Available data –
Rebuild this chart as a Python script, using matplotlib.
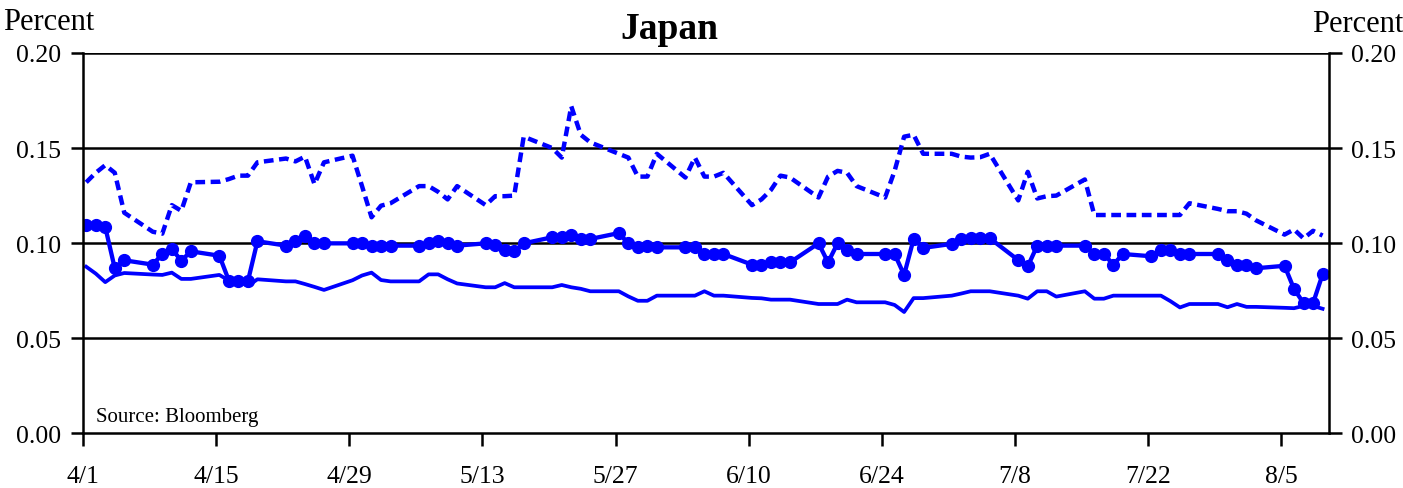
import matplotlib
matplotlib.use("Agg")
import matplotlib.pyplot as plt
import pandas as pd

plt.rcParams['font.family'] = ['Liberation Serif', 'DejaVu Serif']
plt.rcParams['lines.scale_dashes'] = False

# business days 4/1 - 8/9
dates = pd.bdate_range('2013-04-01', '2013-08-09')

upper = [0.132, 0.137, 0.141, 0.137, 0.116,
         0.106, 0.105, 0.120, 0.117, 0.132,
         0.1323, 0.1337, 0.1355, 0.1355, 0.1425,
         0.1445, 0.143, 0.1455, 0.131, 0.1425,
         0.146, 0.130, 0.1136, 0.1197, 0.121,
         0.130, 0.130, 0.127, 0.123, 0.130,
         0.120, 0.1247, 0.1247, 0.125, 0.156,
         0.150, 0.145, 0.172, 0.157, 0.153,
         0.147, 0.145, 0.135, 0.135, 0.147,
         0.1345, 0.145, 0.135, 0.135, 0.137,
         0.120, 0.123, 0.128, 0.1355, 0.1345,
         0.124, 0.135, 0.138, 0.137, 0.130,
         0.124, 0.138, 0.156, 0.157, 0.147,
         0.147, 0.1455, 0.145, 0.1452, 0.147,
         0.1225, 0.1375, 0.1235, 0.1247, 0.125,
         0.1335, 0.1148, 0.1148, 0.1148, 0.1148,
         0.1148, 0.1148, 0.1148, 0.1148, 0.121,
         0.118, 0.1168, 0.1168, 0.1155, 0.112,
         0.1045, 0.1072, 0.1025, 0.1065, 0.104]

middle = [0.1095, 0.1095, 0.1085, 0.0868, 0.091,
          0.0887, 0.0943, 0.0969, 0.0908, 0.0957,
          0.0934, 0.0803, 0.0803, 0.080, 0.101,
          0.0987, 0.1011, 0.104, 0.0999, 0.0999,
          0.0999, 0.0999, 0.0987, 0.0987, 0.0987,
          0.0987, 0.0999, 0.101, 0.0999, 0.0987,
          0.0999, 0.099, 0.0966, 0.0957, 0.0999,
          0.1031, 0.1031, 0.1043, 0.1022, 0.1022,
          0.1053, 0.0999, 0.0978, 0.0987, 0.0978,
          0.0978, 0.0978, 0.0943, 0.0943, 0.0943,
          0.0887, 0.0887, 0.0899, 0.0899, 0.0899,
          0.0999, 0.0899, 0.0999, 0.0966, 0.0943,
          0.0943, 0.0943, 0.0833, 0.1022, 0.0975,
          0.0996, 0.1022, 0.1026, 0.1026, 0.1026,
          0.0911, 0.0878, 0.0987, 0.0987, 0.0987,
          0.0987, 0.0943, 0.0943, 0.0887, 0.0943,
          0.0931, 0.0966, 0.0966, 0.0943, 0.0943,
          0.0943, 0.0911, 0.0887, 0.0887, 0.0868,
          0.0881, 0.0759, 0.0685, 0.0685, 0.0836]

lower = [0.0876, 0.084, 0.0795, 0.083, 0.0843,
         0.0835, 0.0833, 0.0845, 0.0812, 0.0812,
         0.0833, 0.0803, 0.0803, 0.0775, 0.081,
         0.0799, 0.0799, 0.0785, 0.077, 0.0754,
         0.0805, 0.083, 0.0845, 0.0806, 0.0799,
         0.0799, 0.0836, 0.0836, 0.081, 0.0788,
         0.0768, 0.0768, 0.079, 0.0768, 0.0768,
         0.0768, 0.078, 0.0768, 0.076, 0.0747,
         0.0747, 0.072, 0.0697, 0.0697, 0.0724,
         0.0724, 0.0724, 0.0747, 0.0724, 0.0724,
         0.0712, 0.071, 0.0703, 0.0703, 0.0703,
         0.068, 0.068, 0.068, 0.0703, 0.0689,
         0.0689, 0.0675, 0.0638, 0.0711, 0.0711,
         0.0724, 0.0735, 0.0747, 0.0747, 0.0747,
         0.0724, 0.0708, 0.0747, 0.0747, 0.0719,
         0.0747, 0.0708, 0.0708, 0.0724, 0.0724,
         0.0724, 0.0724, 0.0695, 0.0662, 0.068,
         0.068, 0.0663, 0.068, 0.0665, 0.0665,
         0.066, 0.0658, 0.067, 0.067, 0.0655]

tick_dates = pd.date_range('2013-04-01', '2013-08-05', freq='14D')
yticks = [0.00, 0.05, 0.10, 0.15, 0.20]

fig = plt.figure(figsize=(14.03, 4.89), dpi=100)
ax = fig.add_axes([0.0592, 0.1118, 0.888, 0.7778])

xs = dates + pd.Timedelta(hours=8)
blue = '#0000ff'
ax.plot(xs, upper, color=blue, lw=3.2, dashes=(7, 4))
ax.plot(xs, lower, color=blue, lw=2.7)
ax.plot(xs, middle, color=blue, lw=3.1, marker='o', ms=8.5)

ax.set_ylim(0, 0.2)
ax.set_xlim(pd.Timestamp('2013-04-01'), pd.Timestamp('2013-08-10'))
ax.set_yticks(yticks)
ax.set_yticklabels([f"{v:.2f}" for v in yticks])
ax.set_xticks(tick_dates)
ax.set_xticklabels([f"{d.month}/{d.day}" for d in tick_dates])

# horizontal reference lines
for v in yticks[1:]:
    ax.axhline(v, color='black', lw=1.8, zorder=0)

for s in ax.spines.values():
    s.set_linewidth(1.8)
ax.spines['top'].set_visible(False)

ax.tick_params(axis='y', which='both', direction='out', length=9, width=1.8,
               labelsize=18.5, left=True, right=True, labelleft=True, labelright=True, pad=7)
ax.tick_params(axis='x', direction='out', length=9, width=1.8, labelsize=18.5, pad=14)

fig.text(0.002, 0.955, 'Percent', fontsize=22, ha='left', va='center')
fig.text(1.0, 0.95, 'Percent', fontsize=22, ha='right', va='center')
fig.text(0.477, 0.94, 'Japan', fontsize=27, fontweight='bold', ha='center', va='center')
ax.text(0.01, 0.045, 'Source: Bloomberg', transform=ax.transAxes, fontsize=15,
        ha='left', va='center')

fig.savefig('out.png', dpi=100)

Set problem – Extract the full listing exactly, with the pictures left out.

Answer to this problem –
Rebuild this chart as a Python script, using matplotlib.
import matplotlib
matplotlib.use("Agg")
import matplotlib.pyplot as plt
import pandas as pd

plt.rcParams['font.family'] = ['Liberation Serif', 'DejaVu Serif']
plt.rcParams['lines.scale_dashes'] = False

# business days 4/1 - 8/9
dates = pd.bdate_range('2013-04-01', '2013-08-09')

upper = [0.132, 0.137, 0.141, 0.137, 0.116,
         0.106, 0.105, 0.120, 0.117, 0.132,
         0.1323, 0.1337, 0.1355, 0.1355, 0.1425,
         0.1445, 0.143, 0.1455, 0.131, 0.1425,
         0.146, 0.130, 0.1136, 0.1197, 0.121,
         0.130, 0.130, 0.127, 0.123, 0.130,
         0.120, 0.1247, 0.1247, 0.125, 0.156,
         0.150, 0.145, 0.172, 0.157, 0.153,
         0.147, 0.145, 0.135, 0.135, 0.147,
         0.1345, 0.145, 0.135, 0.135, 0.137,
         0.120, 0.123, 0.128, 0.1355, 0.1345,
         0.124, 0.135, 0.138, 0.137, 0.130,
         0.124, 0.138, 0.156, 0.157, 0.147,
         0.147, 0.1455, 0.145, 0.1452, 0.147,
         0.1225, 0.1375, 0.1235, 0.1247, 0.125,
         0.1335, 0.1148, 0.1148, 0.1148, 0.1148,
         0.1148, 0.1148, 0.1148, 0.1148, 0.121,
         0.118, 0.1168, 0.1168, 0.1155, 0.112,
         0.1045, 0.1072, 0.1025, 0.1065, 0.104]

middle = [0.1095, 0.1095, 0.1085, 0.0868, 0.091,
          0.0887, 0.0943, 0.0969, 0.0908, 0.0957,
          0.0934, 0.0803, 0.0803, 0.080, 0.101,
          0.0987, 0.1011, 0.104, 0.0999, 0.0999,
          0.0999, 0.0999, 0.0987, 0.0987, 0.0987,
          0.0987, 0.0999, 0.101, 0.0999, 0.0987,
          0.0999, 0.099, 0.0966, 0.0957, 0.0999,
          0.1031, 0.1031, 0.1043, 0.1022, 0.1022,
          0.1053, 0.0999, 0.0978, 0.0987, 0.0978,
          0.0978, 0.0978, 0.0943, 0.0943, 0.0943,
          0.0887, 0.0887, 0.0899, 0.0899, 0.0899,
          0.0999, 0.0899, 0.0999, 0.0966, 0.0943,
          0.0943, 0.0943, 0.0833, 0.1022, 0.0975,
          0.0996, 0.1022, 0.1026, 0.1026, 0.1026,
          0.0911, 0.0878, 0.0987, 0.0987, 0.0987,
          0.0987, 0.0943, 0.0943, 0.0887, 0.0943,
          0.0931, 0.0966, 0.0966, 0.0943, 0.0943,
          0.0943, 0.0911, 0.0887, 0.0887, 0.0868,
          0.0881, 0.0759, 0.0685, 0.0685, 0.0836]

lower = [0.0876, 0.084, 0.0795, 0.083, 0.0843,
         0.0835, 0.0833, 0.0845, 0.0812, 0.0812,
         0.0833, 0.0803, 0.0803, 0.0775, 0.081,
         0.0799, 0.0799, 0.0785, 0.077, 0.0754,
         0.0805, 0.083, 0.0845, 0.0806, 0.0799,
         0.0799, 0.0836, 0.0836, 0.081, 0.0788,
         0.0768, 0.0768, 0.079, 0.0768, 0.0768,
         0.0768, 0.078, 0.0768, 0.076, 0.0747,
         0.0747, 0.072, 0.0697, 0.0697, 0.0724,
         0.0724, 0.0724, 0.0747, 0.0724, 0.0724,
         0.0712, 0.071, 0.0703, 0.0703, 0.0703,
         0.068, 0.068, 0.068, 0.0703, 0.0689,
         0.0689, 0.0675, 0.0638, 0.0711, 0.0711,
         0.0724, 0.0735, 0.0747, 0.0747, 0.0747,
         0.0724, 0.0708, 0.0747, 0.0747, 0.0719,
         0.0747, 0.0708, 0.0708, 0.0724, 0.0724,
         0.0724, 0.0724, 0.0695, 0.0662, 0.068,
         0.068, 0.0663, 0.068, 0.0665, 0.0665,
         0.066, 0.0658, 0.067, 0.067, 0.0655]

tick_dates = pd.date_range('2013-04-01', '2013-08-05', freq='14D')
yticks = [0.00, 0.05, 0.10, 0.15, 0.20]

fig = plt.figure(figsize=(14.03, 4.89), dpi=100)
ax = fig.add_axes([0.0592, 0.1118, 0.888, 0.7778])

xs = dates + pd.Timedelta(hours=8)
blue = '#0000ff'
ax.plot(xs, upper, color=blue, lw=3.2, dashes=(7, 4))
ax.plot(xs, lower, color=blue, lw=2.7)
ax.plot(xs, middle, color=blue, lw=3.1, marker='o', ms=8.5)

ax.set_ylim(0, 0.2)
ax.set_xlim(pd.Timestamp('2013-04-01'), pd.Timestamp('2013-08-10'))
ax.set_yticks(yticks)
ax.set_yticklabels([f"{v:.2f}" for v in yticks])
ax.set_xticks(tick_dates)
ax.set_xticklabels([f"{d.month}/{d.day}" for d in tick_dates])

# horizontal reference lines
for v in yticks[1:]:
    ax.axhline(v, color='black', lw=1.8, zorder=0)

for s in ax.spines.values():
    s.set_linewidth(1.8)
ax.spines['top'].set_visible(False)

ax.tick_params(axis='y', which='both', direction='out', length=9, width=1.8,
               labelsize=18.5, left=True, right=True, labelleft=True, labelright=True, pad=7)
ax.tick_params(axis='x', direction='out', length=9, width=1.8, labelsize=18.5, pad=14)

fig.text(0.002, 0.955, 'Percent', fontsize=22, ha='left', va='center')
fig.text(1.0, 0.95, 'Percent', fontsize=22, ha='right', va='center')
fig.text(0.477, 0.94, 'Japan', fontsize=27, fontweight='bold', ha='center', va='center')
ax.text(0.01, 0.045, 'Source: Bloomberg', transform=ax.transAxes, fontsize=15,
        ha='left', va='center')

fig.savefig('out.png', dpi=100)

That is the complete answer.